* [EXERCISE] Reproduce every line in the listing that contains the word "this".

* [TASK DATA]
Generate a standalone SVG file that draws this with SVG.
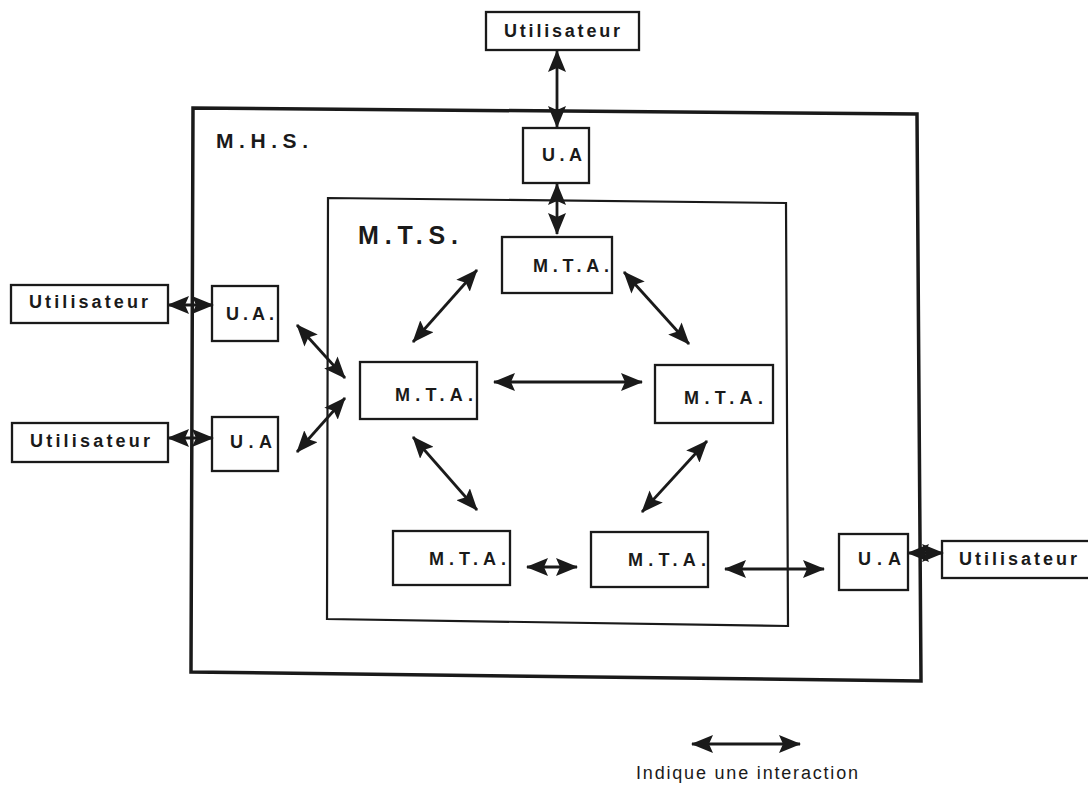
<svg xmlns="http://www.w3.org/2000/svg" width="1088" height="785" viewBox="0 0 1088 785">
<defs>
<style>
.box{fill:#fff;stroke:#1a1a1a;stroke-width:2.3}
.frame{fill:none;stroke:#1a1a1a}
.lbl{font-family:"Liberation Sans",Arial,sans-serif;font-weight:bold;font-size:18px;fill:#1a1a1a}
.title{font-family:"Liberation Sans",Arial,sans-serif;font-weight:bold;fill:#1a1a1a}
.leg{font-family:"Liberation Sans",Arial,sans-serif;font-size:18px;fill:#1a1a1a}
.arr{stroke:#1a1a1a;stroke-width:2.8;fill:none;marker-start:url(#ah);marker-end:url(#ah)}
</style>
<marker id="ah" markerUnits="userSpaceOnUse" markerWidth="22" markerHeight="18" refX="21" refY="9" orient="auto-start-reverse" viewBox="0 0 22 18">
<path d="M0,0 L22,9 L0,18 L4,9 z" fill="#1a1a1a"/>
</marker>
</defs>
<rect width="1088" height="785" fill="#fff"/>

<g id="mhs">
<path class="frame" stroke-width="3.5" d="M193,108 L917,114 L921,681 L191,672 Z"/>
<text class="title" x="216" y="148" font-size="21" textLength="92" lengthAdjust="spacing">M.H.S.</text>
</g>
<g id="mts">
<path class="frame" stroke-width="2.2" d="M328,198 L786,203 L788,626 L327,619 Z"/>
<text class="title" x="358" y="244" font-size="25" textLength="100" lengthAdjust="spacing">M.T.S.</text>
</g>

<g id="user-top"><rect class="box" x="486" y="12" width="153" height="38"/><text class="lbl" x="504" y="37" textLength="116" lengthAdjust="spacing">Utilisateur</text></g>
<g id="user-left1"><rect class="box" x="11" y="285" width="157" height="38"/><text class="lbl" x="29" y="308" textLength="119" lengthAdjust="spacing">Utilisateur</text></g>
<g id="user-left2"><rect class="box" x="12" y="423" width="156" height="39"/><text class="lbl" x="30" y="447" textLength="120" lengthAdjust="spacing">Utilisateur</text></g>
<g id="user-right"><rect class="box" x="942" y="541" width="150" height="37"/><text class="lbl" x="959" y="565" textLength="118" lengthAdjust="spacing">Utilisateur</text></g>

<g id="ua-top"><rect class="box" x="523" y="128" width="66" height="55"/><text class="lbl" x="542" y="161" textLength="40" lengthAdjust="spacing">U.A</text></g>
<g id="ua-left1"><rect class="box" x="212" y="286" width="66" height="55"/><text class="lbl" x="226" y="320" textLength="48" lengthAdjust="spacing">U.A.</text></g>
<g id="ua-left2"><rect class="box" x="212" y="417" width="66" height="54"/><text class="lbl" x="230" y="448" textLength="42" lengthAdjust="spacing">U.A</text></g>
<g id="ua-right"><rect class="box" x="839" y="534" width="69" height="56"/><text class="lbl" x="858" y="565" textLength="43" lengthAdjust="spacing">U.A</text></g>

<g id="mta-top"><rect class="box" x="502" y="237" width="110" height="56"/><text class="lbl" x="533" y="272" textLength="76" lengthAdjust="spacing">M.T.A.</text></g>
<g id="mta-left"><rect class="box" x="360" y="362" width="117" height="57"/><text class="lbl" x="395" y="401" textLength="78" lengthAdjust="spacing">M.T.A.</text></g>
<g id="mta-right"><rect class="box" x="655" y="365" width="118" height="58"/><text class="lbl" x="684" y="404" textLength="79" lengthAdjust="spacing">M.T.A.</text></g>
<g id="mta-bl"><rect class="box" x="393" y="531" width="117" height="54"/><text class="lbl" x="429" y="565" textLength="77" lengthAdjust="spacing">M.T.A.</text></g>
<g id="mta-br"><rect class="box" x="591" y="532" width="117" height="55"/><text class="lbl" x="628" y="566" textLength="78" lengthAdjust="spacing">M.T.A.</text></g>

<g id="connectors">
<line class="arr" x1="557" y1="51" x2="557" y2="127"/>
<line class="arr" x1="557" y1="184" x2="557" y2="234"/>
<line class="arr" x1="168" y1="305" x2="213" y2="305"/>
<line class="arr" x1="168" y1="438" x2="213" y2="438"/>
<line class="arr" x1="908" y1="553" x2="943" y2="553"/>
<line class="arr" x1="297" y1="325" x2="345" y2="378"/>
<line class="arr" x1="345" y1="398" x2="297" y2="452"/>
<line class="arr" x1="477" y1="270" x2="413" y2="342"/>
<line class="arr" x1="624" y1="272" x2="689" y2="344"/>
<line class="arr" x1="494" y1="382" x2="642" y2="382"/>
<line class="arr" x1="413" y1="437" x2="477" y2="510"/>
<line class="arr" x1="707" y1="441" x2="642" y2="512"/>
<line class="arr" x1="527" y1="567" x2="577" y2="567"/>
<line class="arr" x1="725" y1="569" x2="824" y2="569"/>
</g>

<g id="legend">
<line class="arr" x1="692" y1="744" x2="800" y2="744"/>
<text class="leg" x="636" y="779" textLength="222" lengthAdjust="spacing">Indique une interaction</text>
</g>
</svg>
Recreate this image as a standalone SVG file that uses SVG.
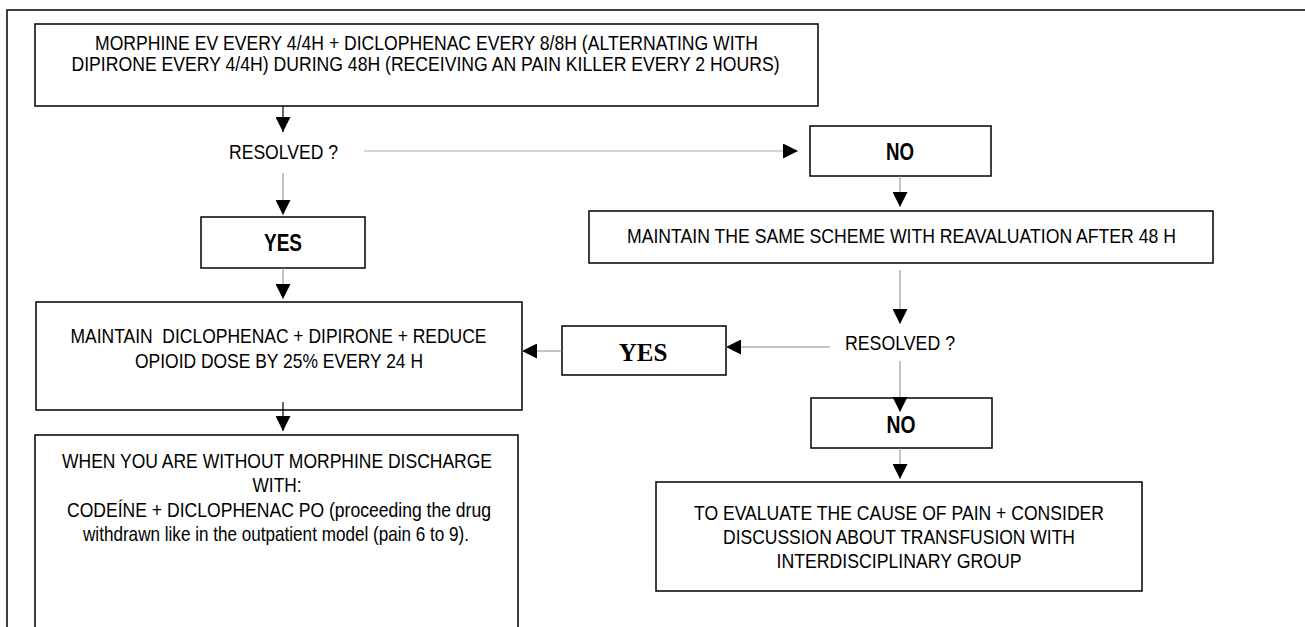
<svg xmlns="http://www.w3.org/2000/svg" width="1305" height="627" viewBox="0 0 1305 627">
  <defs>
    <marker id="head" markerUnits="userSpaceOnUse" markerWidth="15" markerHeight="15" refX="15" refY="7.5" orient="auto">
      <path d="M0,0 L15,7.5 L0,15 Z" fill="#000"/>
    </marker>
    <style>
      .box { fill: #fff; stroke: #000; stroke-width: 1.5; }
      .frame { fill: none; stroke: #000; stroke-width: 1.5; }
      .t { font-family: "Liberation Sans Narrow", "Liberation Sans", Arial, sans-serif; font-size: 21px; fill: #000; text-anchor: middle; }
      .tb { font-family: "Liberation Sans Narrow", "Liberation Sans", Arial, sans-serif; font-size: 24px; font-weight: bold; fill: #000; text-anchor: middle; }
      .ts { font-family: "Liberation Serif", "Times New Roman", serif; font-size: 25px; font-weight: bold; fill: #000; text-anchor: middle; }
      .c { fill: none; stroke: #8a8a8a; stroke-width: 1; marker-end: url(#head); }
      .cd { fill: none; stroke: #000; stroke-width: 1.2; marker-end: url(#head); }
      .cl { fill: none; stroke: #c8c8c8; stroke-width: 1.5; marker-end: url(#head); }
    </style>
  </defs>

  <rect width="1305" height="627" fill="#fff"/>

  <!-- page frame: top and left rules -->
  <path class="frame" d="M7,627 L7,10 L1305,10"/>

  <g id="start">
    <rect class="box" x="35" y="24" width="783" height="82"/>
    <text class="t" x="426.5" y="50" textLength="663" lengthAdjust="spacingAndGlyphs">MORPHINE EV EVERY 4/4H + DICLOPHENAC EVERY 8/8H (ALTERNATING WITH</text>
    <text class="t" x="425.5" y="71" textLength="708" lengthAdjust="spacingAndGlyphs">DIPIRONE EVERY 4/4H) DURING 48H (RECEIVING AN PAIN KILLER EVERY 2 HOURS)</text>
  </g>

  <g id="resolved-1">
    <text class="t" x="283.5" y="159" textLength="109" lengthAdjust="spacingAndGlyphs">RESOLVED ?</text>
  </g>

  <g id="no-1">
    <rect class="box" x="810" y="126" width="181" height="50"/>
    <text class="tb" x="900" y="160" textLength="28" lengthAdjust="spacingAndGlyphs">NO</text>
  </g>

  <g id="yes-1">
    <rect class="box" x="201" y="217" width="164" height="51"/>
    <text class="tb" x="283" y="251" textLength="38" lengthAdjust="spacingAndGlyphs">YES</text>
  </g>

  <g id="same-scheme">
    <rect class="box" x="589" y="211" width="624" height="52"/>
    <text class="t" x="901.5" y="243" textLength="549" lengthAdjust="spacingAndGlyphs">MAINTAIN THE SAME SCHEME WITH REAVALUATION AFTER 48 H</text>
  </g>

  <g id="resolved-2">
    <text class="t" x="900" y="350" textLength="110" lengthAdjust="spacingAndGlyphs">RESOLVED ?</text>
  </g>

  <g id="yes-2">
    <rect class="box" x="562" y="326" width="164" height="49"/>
    <text class="ts" x="643" y="361">YES</text>
  </g>

  <g id="reduce-opioid">
    <rect class="box" x="36" y="302" width="486" height="108"/>
    <text class="t" x="278.5" y="343" textLength="416" lengthAdjust="spacingAndGlyphs" xml:space="preserve">MAINTAIN  DICLOPHENAC + DIPIRONE + REDUCE</text>
    <text class="t" x="279" y="368" textLength="288" lengthAdjust="spacingAndGlyphs">OPIOID DOSE BY 25% EVERY 24 H</text>
  </g>

  <g id="no-2">
    <rect class="box" x="811" y="398" width="181" height="50"/>
    <text class="tb" x="901" y="433" textLength="29" lengthAdjust="spacingAndGlyphs">NO</text>
  </g>

  <g id="evaluate-cause">
    <rect class="box" x="656" y="482" width="486" height="109"/>
    <text class="t" x="899" y="520" textLength="410" lengthAdjust="spacingAndGlyphs">TO EVALUATE THE CAUSE OF PAIN + CONSIDER</text>
    <text class="t" x="899" y="544" textLength="352" lengthAdjust="spacingAndGlyphs">DISCUSSION ABOUT TRANSFUSION WITH</text>
    <text class="t" x="899" y="568" textLength="245" lengthAdjust="spacingAndGlyphs">INTERDISCIPLINARY GROUP</text>
  </g>

  <g id="discharge">
    <path class="box" d="M35,640 L35,435 L518,435 L518,640"/>
    <text class="t" x="277" y="468" textLength="430" lengthAdjust="spacingAndGlyphs">WHEN YOU ARE WITHOUT MORPHINE DISCHARGE</text>
    <text class="t" x="277" y="492" textLength="49" lengthAdjust="spacingAndGlyphs">WITH:</text>
    <text class="t" x="279" y="517" textLength="424" lengthAdjust="spacingAndGlyphs">CODEÍNE + DICLOPHENAC PO (proceeding the drug</text>
    <text class="t" x="276" y="541" textLength="386" lengthAdjust="spacingAndGlyphs">withdrawn like in the outpatient model (pain 6 to 9).</text>
  </g>

  <g id="connectors">
    <path class="cd" d="M283,106 L283,132"/>
    <path class="cl" d="M364,151 L798,151"/>
    <path class="c" d="M283,173 L283,215"/>
    <path class="c" d="M283,268 L283,299"/>
    <path class="c" d="M900,176 L900,207"/>
    <path class="c" d="M900,270 L900,324"/>
    <path class="c" d="M830,347 L726,347"/>
    <path class="c" d="M562,351 L522,351"/>
    <path class="c" d="M900,361 L900,412"/>
    <path class="c" d="M900,448 L900,479"/>
    <path class="cd" d="M283,402 L283,431"/>
  </g>
</svg>
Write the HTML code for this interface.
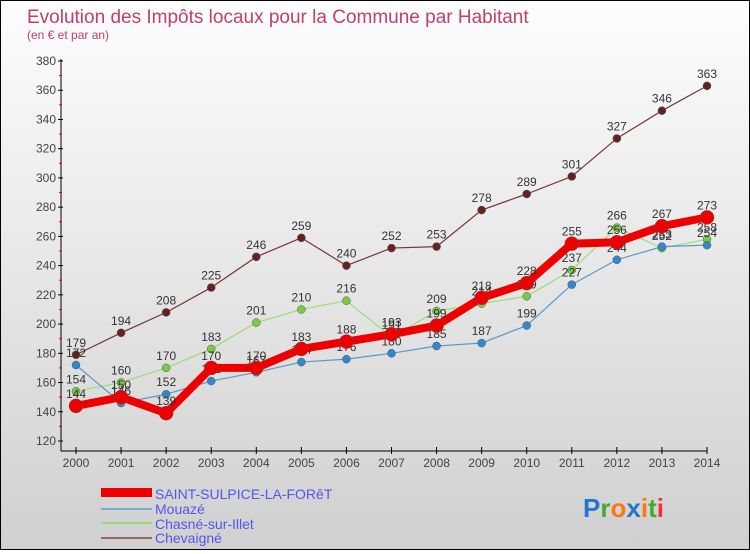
<!DOCTYPE html>
<html><head><meta charset="utf-8"><style>
html,body{margin:0;padding:0}
body{width:750px;height:550px;overflow:hidden;font-family:"Liberation Sans",sans-serif}
#wrap{position:relative;width:748px;height:548px;border:1px solid #000;background:linear-gradient(#fdfdfd,#d0d0d0)}
</style></head><body>
<div id="wrap">
<svg id="svg" width="748" height="548" xmlns="http://www.w3.org/2000/svg">
<text x="26" y="22" font-size="19" fill="#c0406a">Evolution des Impôts locaux pour la Commune par Habitant</text>
<text x="26" y="38" font-size="12" fill="#c0406a">(en € et par an)</text>
<g id="axes"></g><g id="series"></g>
<g>
<rect x="100" y="487" width="51" height="9" fill="#ee0000"/>
<text x="154" y="498" font-size="14" fill="#5555ee">SAINT-SULPICE-LA-FORêT</text>
<rect x="100" y="507" width="51" height="2" fill="#7aaed6"/>
<text x="154" y="513" font-size="14" fill="#5555ee">Mouazé</text>
<rect x="100" y="521" width="51" height="2" fill="#99dd77"/>
<text x="154" y="528" font-size="14" fill="#5555ee">Chasné-sur-Illet</text>
<rect x="100" y="536" width="51" height="2" fill="#996666"/>
<text x="154" y="542" font-size="14" fill="#5555ee">Chevaigné</text>
</g>
<text x="582" y="516" font-size="26" font-weight="bold"><tspan fill="#2277cc">P</tspan><tspan fill="#44aa33">r</tspan><tspan fill="#ff7711">o</tspan><tspan fill="#2277cc">x</tspan><tspan fill="#ff7711">i</tspan><tspan fill="#44aa33">t</tspan><tspan fill="#ee3333">i</tspan></text>
</svg></div>
<script>
const years=[2000,2001,2002,2003,2004,2005,2006,2007,2008,2009,2010,2011,2012,2013,2014];
const yTicks=[120,140,160,180,200,220,240,260,280,300,320,340,360,380];
const saintSulpice=[144,150,139,170,170,183,188,193,199,218,228,255,256,267,273];
const mouaze=[172,146,152,161,167,174,176,180,185,187,199,227,244,253,254];
const chasne=[154,160,170,183,201,210,216,191,209,214,219,237,266,252,258];
const chevaigne=[179,194,208,225,246,259,240,252,253,278,289,301,327,346,363];
const NS='http://www.w3.org/2000/svg';
const xs=i=>75+i*(631/14);
const ys=v=>440-(v-120)*(380/260);
function mk(t,a,p){const e=document.createElementNS(NS,t);for(const k in a)e.setAttribute(k,a[k]);p.appendChild(e);return e;}
const ax=document.getElementById('axes');
let l=mk('line',{x1:60,y1:58,x2:60,y2:450,stroke:'#000'},ax);


l=mk('line',{x1:60,y1:450,x2:706,y2:450,stroke:'#000'},ax);


yTicks.forEach(v=>{const y=ys(v);
 mk('line',{x1:57,y1:y,x2:62,y2:y,stroke:'#000'},ax);
 if(v<380)mk('line',{x1:58,y1:ys(v+10),x2:61,y2:ys(v+10),stroke:'#e00'},ax);
 const t=mk('text',{x:55,y:y+4,'font-size':12,fill:'#444','text-anchor':'end'},ax);t.textContent=v;
 
 
});
years.forEach((yr,i)=>{const x=xs(i);
 mk('line',{x1:x,y1:446,x2:x,y2:453,stroke:'#000'},ax);
 const t=mk('text',{x:x,y:466,'font-size':12,fill:'#444','text-anchor':'middle'},ax);t.textContent=yr;
 
 
});
const sg=document.getElementById('series');
function draw(name,data,color,w,r,dot){
 const g=mk('g',{},sg);
 
 
 mk('polyline',{points:data.map((v,i)=>xs(i)+','+ys(v)).join(' '),fill:'none',stroke:color,'stroke-width':w,'stroke-linejoin':'round'},g);
 data.forEach((v,i)=>{const c=mk('circle',{cx:xs(i),cy:ys(v),r:r,fill:dot,stroke:'#555','stroke-width':0.5},g);
  
  
  const t=mk('text',{x:xs(i),y:ys(v)-8,'font-size':12,fill:'#333','text-anchor':'middle'},g);t.textContent=v;
  
  
 });
}
draw('chevaigne',chevaigne,'#773333',1.2,4,'#662222');
draw('chasne',chasne,'#99dd77',1.2,4,'#77cc44');
draw('mouaze',mouaze,'#5599cc',1.2,4,'#3388cc');
draw('saint-sulpice',saintSulpice,'#ee0000',8,7,'#ee0000');
</script>
</body></html>
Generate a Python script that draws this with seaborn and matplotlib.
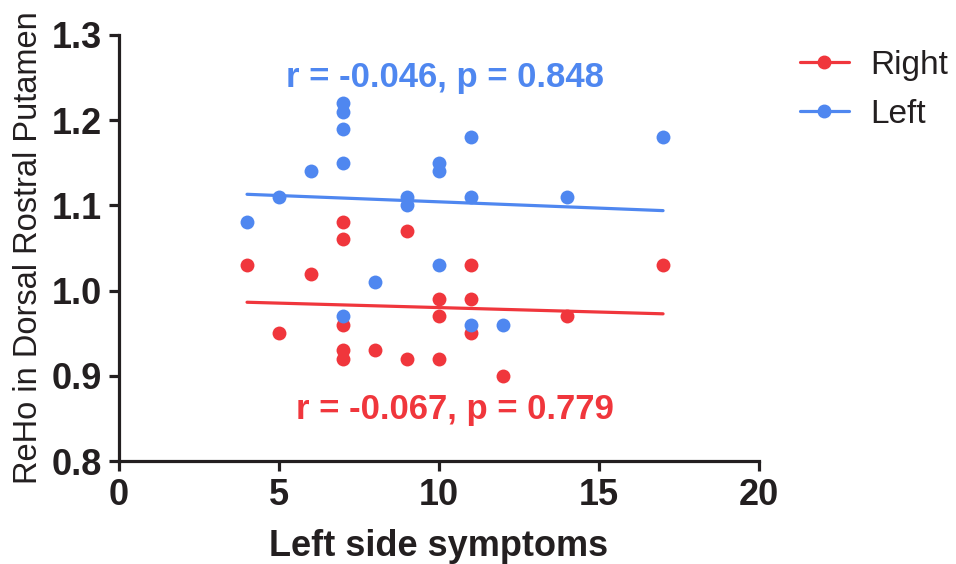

* [COMPLETED EXERCISE]
Generate a standalone SVG file that draws this with SVG.
Recreate this image as a standalone SVG file that uses SVG.
Write the HTML code for this interface.
Generate a Python script that draws this with seaborn and matplotlib.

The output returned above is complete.